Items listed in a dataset
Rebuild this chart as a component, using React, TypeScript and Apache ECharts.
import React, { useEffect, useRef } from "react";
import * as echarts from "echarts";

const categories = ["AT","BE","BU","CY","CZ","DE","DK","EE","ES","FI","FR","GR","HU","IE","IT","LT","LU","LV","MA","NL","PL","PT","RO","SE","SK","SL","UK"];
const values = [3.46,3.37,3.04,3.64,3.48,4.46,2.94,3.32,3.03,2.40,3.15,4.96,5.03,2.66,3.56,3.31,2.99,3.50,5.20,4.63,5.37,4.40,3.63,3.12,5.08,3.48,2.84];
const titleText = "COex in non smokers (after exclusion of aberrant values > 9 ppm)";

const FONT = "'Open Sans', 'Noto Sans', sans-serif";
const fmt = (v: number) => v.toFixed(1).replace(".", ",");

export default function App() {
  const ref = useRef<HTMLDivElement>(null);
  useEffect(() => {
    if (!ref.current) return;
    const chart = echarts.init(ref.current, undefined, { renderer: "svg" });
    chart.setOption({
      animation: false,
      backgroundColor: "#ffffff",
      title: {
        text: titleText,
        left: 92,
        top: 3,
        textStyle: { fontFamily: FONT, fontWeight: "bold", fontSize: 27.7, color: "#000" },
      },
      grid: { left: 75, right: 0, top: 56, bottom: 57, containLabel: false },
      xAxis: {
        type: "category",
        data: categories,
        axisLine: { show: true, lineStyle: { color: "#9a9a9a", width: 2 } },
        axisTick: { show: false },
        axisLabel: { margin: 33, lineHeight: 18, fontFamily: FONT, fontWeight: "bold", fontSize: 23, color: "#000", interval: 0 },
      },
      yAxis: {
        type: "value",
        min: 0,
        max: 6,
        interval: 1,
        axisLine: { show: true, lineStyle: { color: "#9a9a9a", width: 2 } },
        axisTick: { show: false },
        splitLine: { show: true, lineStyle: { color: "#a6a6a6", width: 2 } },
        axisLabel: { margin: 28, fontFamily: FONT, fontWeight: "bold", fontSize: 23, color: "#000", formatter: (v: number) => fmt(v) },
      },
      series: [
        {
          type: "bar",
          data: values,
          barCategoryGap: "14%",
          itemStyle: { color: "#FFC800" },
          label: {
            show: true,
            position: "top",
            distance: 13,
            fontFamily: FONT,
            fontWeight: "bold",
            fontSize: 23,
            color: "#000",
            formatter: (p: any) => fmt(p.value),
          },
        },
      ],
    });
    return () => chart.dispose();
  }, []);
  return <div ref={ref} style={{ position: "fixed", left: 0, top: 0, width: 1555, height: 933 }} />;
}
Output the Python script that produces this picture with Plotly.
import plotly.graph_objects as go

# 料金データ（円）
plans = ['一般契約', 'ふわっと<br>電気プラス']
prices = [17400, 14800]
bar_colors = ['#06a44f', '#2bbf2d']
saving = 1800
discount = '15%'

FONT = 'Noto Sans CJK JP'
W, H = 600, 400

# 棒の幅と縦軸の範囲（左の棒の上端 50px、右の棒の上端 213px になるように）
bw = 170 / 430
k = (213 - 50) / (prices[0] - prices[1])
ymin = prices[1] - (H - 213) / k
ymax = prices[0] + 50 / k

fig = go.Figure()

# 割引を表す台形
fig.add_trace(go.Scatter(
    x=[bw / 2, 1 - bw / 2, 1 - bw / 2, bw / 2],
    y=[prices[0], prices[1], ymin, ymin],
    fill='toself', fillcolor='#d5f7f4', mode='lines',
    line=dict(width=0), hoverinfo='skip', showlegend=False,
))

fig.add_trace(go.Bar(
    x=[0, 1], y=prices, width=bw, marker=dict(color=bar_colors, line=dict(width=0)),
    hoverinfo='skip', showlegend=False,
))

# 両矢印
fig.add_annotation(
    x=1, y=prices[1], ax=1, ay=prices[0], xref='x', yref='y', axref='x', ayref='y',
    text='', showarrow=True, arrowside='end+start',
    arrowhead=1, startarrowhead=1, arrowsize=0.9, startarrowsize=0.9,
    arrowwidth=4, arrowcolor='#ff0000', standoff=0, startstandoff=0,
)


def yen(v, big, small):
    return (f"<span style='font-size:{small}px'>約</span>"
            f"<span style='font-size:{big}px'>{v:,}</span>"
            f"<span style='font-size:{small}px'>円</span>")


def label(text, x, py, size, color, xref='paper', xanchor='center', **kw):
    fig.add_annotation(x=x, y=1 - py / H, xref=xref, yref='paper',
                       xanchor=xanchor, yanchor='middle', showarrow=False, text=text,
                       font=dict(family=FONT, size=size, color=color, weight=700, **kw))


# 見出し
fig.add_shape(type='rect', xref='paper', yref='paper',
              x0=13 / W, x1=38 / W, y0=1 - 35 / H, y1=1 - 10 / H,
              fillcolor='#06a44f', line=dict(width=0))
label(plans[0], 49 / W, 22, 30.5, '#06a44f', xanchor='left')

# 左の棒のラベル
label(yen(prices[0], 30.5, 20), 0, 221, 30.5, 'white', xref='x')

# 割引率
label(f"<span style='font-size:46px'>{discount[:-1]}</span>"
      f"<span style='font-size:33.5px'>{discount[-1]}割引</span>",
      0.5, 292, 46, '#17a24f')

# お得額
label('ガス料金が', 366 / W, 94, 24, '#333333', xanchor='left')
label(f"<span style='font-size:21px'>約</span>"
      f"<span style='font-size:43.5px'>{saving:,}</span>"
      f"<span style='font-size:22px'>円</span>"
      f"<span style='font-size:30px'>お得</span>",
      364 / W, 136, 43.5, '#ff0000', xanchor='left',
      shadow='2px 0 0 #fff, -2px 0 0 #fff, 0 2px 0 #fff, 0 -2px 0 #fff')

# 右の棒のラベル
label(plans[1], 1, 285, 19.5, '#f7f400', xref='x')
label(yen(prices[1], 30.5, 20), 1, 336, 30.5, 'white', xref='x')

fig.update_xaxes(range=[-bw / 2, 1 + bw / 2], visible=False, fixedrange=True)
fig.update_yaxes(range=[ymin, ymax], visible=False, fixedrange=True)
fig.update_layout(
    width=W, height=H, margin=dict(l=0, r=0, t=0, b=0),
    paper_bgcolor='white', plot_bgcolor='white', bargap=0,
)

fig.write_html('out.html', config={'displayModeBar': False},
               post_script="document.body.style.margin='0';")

SHORT TASK: Starting at the first line of the listing, retype every line up to and including the one with "const fmt = (v: number)".

FULL ANSWER:
Rebuild this chart as a component, using React, TypeScript and Apache ECharts.
import React, { useEffect, useRef } from "react";
import * as echarts from "echarts";

const categories = ["AT","BE","BU","CY","CZ","DE","DK","EE","ES","FI","FR","GR","HU","IE","IT","LT","LU","LV","MA","NL","PL","PT","RO","SE","SK","SL","UK"];
const values = [3.46,3.37,3.04,3.64,3.48,4.46,2.94,3.32,3.03,2.40,3.15,4.96,5.03,2.66,3.56,3.31,2.99,3.50,5.20,4.63,5.37,4.40,3.63,3.12,5.08,3.48,2.84];
const titleText = "COex in non smokers (after exclusion of aberrant values > 9 ppm)";

const FONT = "'Open Sans', 'Noto Sans', sans-serif";
const fmt = (v: number) => v.toFixed(1).replace(".", ",");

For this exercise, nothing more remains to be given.